Aktuelles im KOK

Ärzte der Welt e.V.: AnkER-Zentren machen krank

Ärzte der Welt stellen fest, dass besonders vulnerable Schutzbedürftige in AnkER-Zentren unerkannt bleiben und ihnen Unterstützung versagt bleibt.

Im vergangenen Jahr haben Ärzte der Welt e.V. und das Psychosoziale Zentrum Refugio München e.V. ihre Arbeit im AnkER-Zentrum Manching/Ingolstadt eingestellt. Nun veröffentlicht Ärzte ohne Grenzen einen Artikel im aktuellen Deutschen Ärzteblatt, um ihre Beweggründe und die Situation vor Ort zu schildern. Trotz der zahlreichen Menschenrechtsbedenken von Seiten zivilgesellschaftlicher Organisationen und der Fachwelt entschied Ärzte der Welt e.V. sich Anfang 2019 aus humanitären Gründen für einen Einsatz im AnkER-Zentrum Manching/Ingolstadt und bot gemeinsam mit dem Psychosozialen Zentrum Refugio München e.V. niedrigschwellige psychologische sowie psychiatrische Beratung und Behandlung für Geflüchtete an. Im Oktober 2019 stellten beide Organisationen ihre Arbeit ein.

Unter den dort herrschenden Bedingungen konnten die NGOs die Verantwortung für die teilweise schwerst traumatisierten Patient*innen nicht länger tragen: „Die Bedingungen im Ankerzentrum Manching/Ingolstadt widersprechen in vielfältiger Hinsicht den völkerrechtlich verbrieften und nationalen, humanitären Verpflichtungen wie sie insbesondere bei Flüchtlingen einzuhalten sind. Vor allem der fehlende Schutz vor Übergriffen und die mangelnde Privatsphäre wirken sich negativ auf die psychische Gesundheit der Geflüchteten aus“, so die Autor*innen des Artikels. Eine besondere Schwierigkeit ist zudem die Erreichbarkeit von vulnerablen und schutzbedürftigen Personen, da es an entsprechender Sozialberatung fehlt. So müssen Betroffene selbst die Kraft und die Fähigkeit aufbringen, sich entsprechende Unterstützung zu suchen. Eine frühe Identifizierung von besonders Schutzbedürftigen durch geschultes Personal existiert nicht. Art. 21 und 22 der EU-Aufnahmerichtlinie verpflichteten Mitgliedstaaten dazu, vulnerablen Personengruppen die Unterstützung zu gewähren, die ihren speziellen Bedürfnissen Rechnung trägt.
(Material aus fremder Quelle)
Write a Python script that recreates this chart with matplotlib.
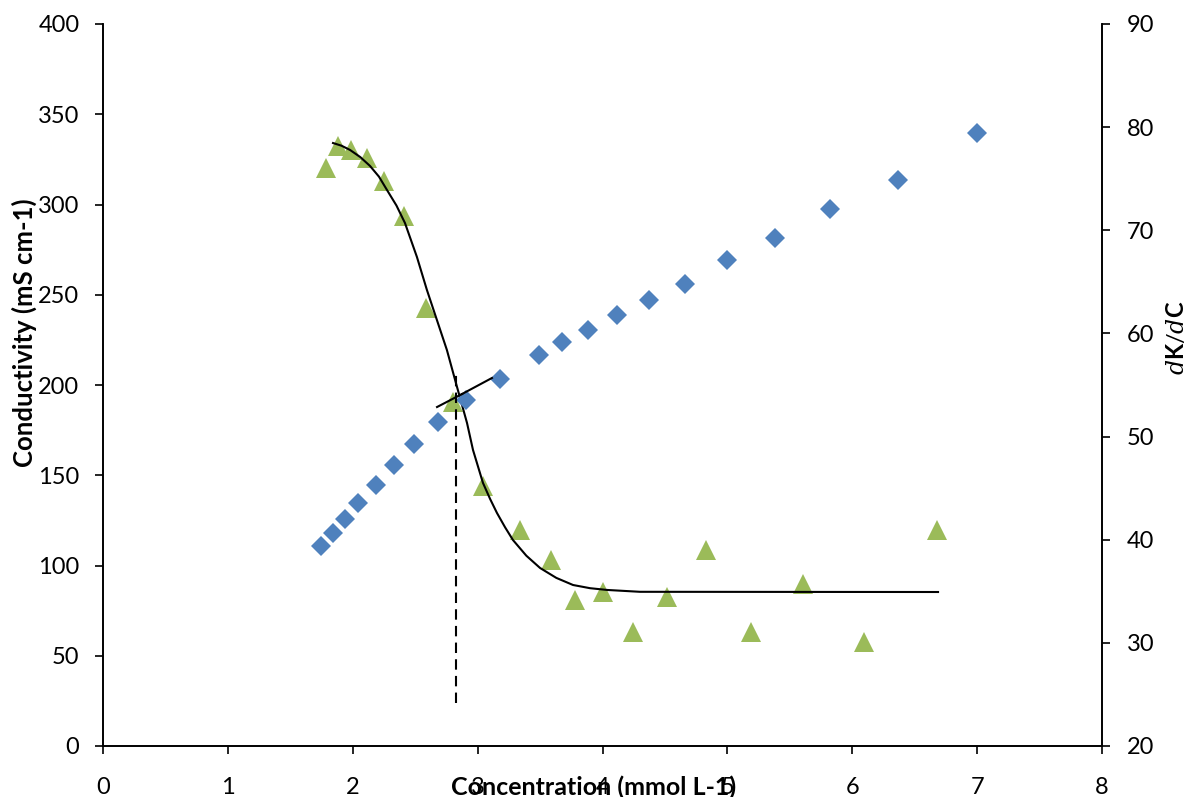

Der KOK e.V. hatte bereits in der Vergangenheit mehrfach auf die Gefahren von AnkER-Zentren für Betroffene von Menschenhandel als besonders vulnerable Gruppe hingewiesen. Der KOK hatte aktiv an der Erstellung und Überarbeitung der Mindeststandards zum Schutz von geflüchteten Menschen in Flüchtlingsunterkünften mitgewirkt, um eine möglichst frühzeitige Identifizierung von Betroffenen von Menschenhandel, wie sie das europäische Recht vorsieht, zu gewährleisten. Bis heute fehlt es an einer bundesweiten Verpflichtung zur Umsetzung von Gewaltschutzstandards in Unterkünften für Geflüchteten.